ZZ Ward singles chronology
| "The Deep" (2017) | "Help Me Mama" (2017) | "Ride" (2017) |

Music video
- "Help Me Mama" on YouTube

= Help Me Mama =

2017 song by ZZ Ward

"Help Me Mama" is a song by American blues singer-songwriter ZZ Ward, released as the lead single from Ward's second studio album The Storm. The song was released on March 31, 2017 via Hollywood Records. The single peaked at 18 on the Billboard Adult Alternative Airplay chart in the United States, becoming Ward's fourth top 20 single.
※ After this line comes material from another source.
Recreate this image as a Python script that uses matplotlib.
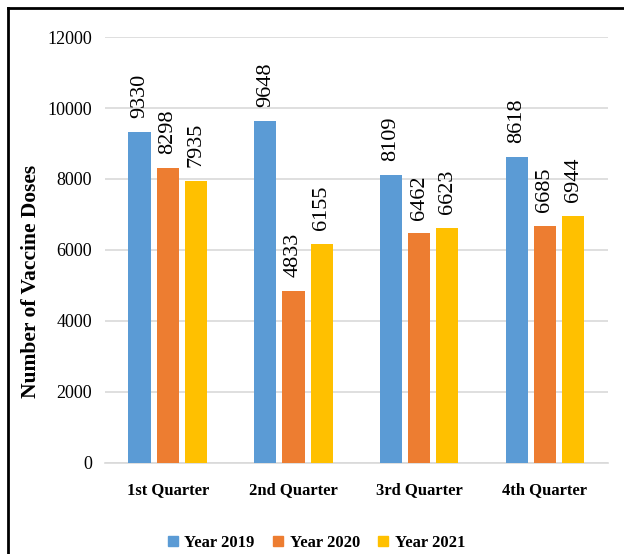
import numpy as np
import matplotlib.pyplot as plt
from matplotlib.lines import Line2D

quarters = ['1st Quarter', '2nd Quarter', '3rd Quarter', '4th Quarter']
years = ['Year 2019', 'Year 2020', 'Year 2021']
doses_2019 = [9330, 9648, 8109, 8618]
doses_2020 = [8298, 4833, 6462, 6685]
doses_2021 = [7935, 6155, 6623, 6944]
colors = ['#5b9bd5', '#ed7d31', '#ffc000']

plt.rcParams['font.family'] = ['Liberation Serif', 'DejaVu Serif']

fig = plt.figure(figsize=(6.24, 5.54), dpi=100)
ax = fig.add_axes([0.168, 0.165, 0.806, 0.768])

x = np.arange(len(quarters))
w = 0.176
step = 0.224
for i, (vals, c, lab) in enumerate(zip([doses_2019, doses_2020, doses_2021], colors, years)):
    pos = x + (i - 1) * step
    bars = ax.bar(pos, vals, width=w, color=c, label=lab, zorder=3)
    for b, v in zip(bars, vals):
        ax.annotate(str(v), (b.get_x() + b.get_width() / 2, v), xytext=(0, 10),
                    textcoords='offset points', rotation=90, ha='center', va='bottom',
                    fontsize=16)

ax.set_xlim(-0.5, 3.5)
ax.set_ylim(0, 12000)
ax.set_yticks(np.arange(0, 12001, 2000))
ax.tick_params(axis='y', length=0, labelsize=13, pad=9)
ax.tick_params(axis='x', length=0, labelsize=12, pad=14)
ax.set_xticks(x)
ax.set_xticklabels(quarters, fontweight='bold')
ax.grid(axis='y', color='#d9d9d9', linewidth=1.2, zorder=0)
for s in ['top', 'right', 'left']:
    ax.spines[s].set_visible(False)
ax.spines['bottom'].set_color('#d9d9d9')
ax.spines['bottom'].set_linewidth(1.2)
ax.set_ylabel('Number of Vaccine Doses', fontsize=15.5, fontweight='bold')
ax.yaxis.set_label_coords(-0.127, 0.425)

handles = [Line2D([], [], marker='s', linestyle='none', color=c, markersize=7) for c in colors]
fig.legend(handles, years, loc='center', bbox_to_anchor=(0.506, 0.02), ncol=3, frameon=False,
           prop={'size': 12, 'weight': 'bold'}, handlelength=0.8, handletextpad=0.3,
           columnspacing=1.0)

# border of the original screenshot (left and top only)
fig.add_artist(Line2D([0.013, 0.013], [0, 0.986], color='black', linewidth=2, transform=fig.transFigure))
fig.add_artist(Line2D([0.013, 1.0], [0.986, 0.986], color='black', linewidth=2, transform=fig.transFigure))

fig.savefig('out.png', dpi=100)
== Composition and release ==
"Help Me Mama" was composed by ZZ Ward, Evan Bogart, Priscilla Renea, and Theron Feemster, with the latter serving as the song producer. Ward said to Nylon magazine, about the meaning of the song:

"["Help Me Mama"] is a song about when your momma can't help you anymore, and you gotta figure your stuff out on your own!"
— ZZ Ward

Martine Ehrenclou of Rock and Blues Muse described the production as "a song that draws from R&B, gospel, and Indie styles". The Joy of Violent Movement noticed that the production featured a "strummed acoustic guitar, tweeter and woofer rocking low end, twinkling piano, whirring synths and electronics".

The song was officially released on March 31, 2017. To promote the track, Ward performed the song live at Good Morning America on July 3, 2017. She also performed the song on special sessions for Paste Magazine, Nylon, among others.

== Reception ==
"Help Me Mama" received generally positive reviews from music critics. While reviewing The Storm, Martine Ehrenclou of Rock and Blues Muse named it a highlight from the album, saying it "is a rocker of a song". Pete Francis of Blues Rock Reviews also selected the song among the album highlights, and dubbed it "The Big Hit" of the record.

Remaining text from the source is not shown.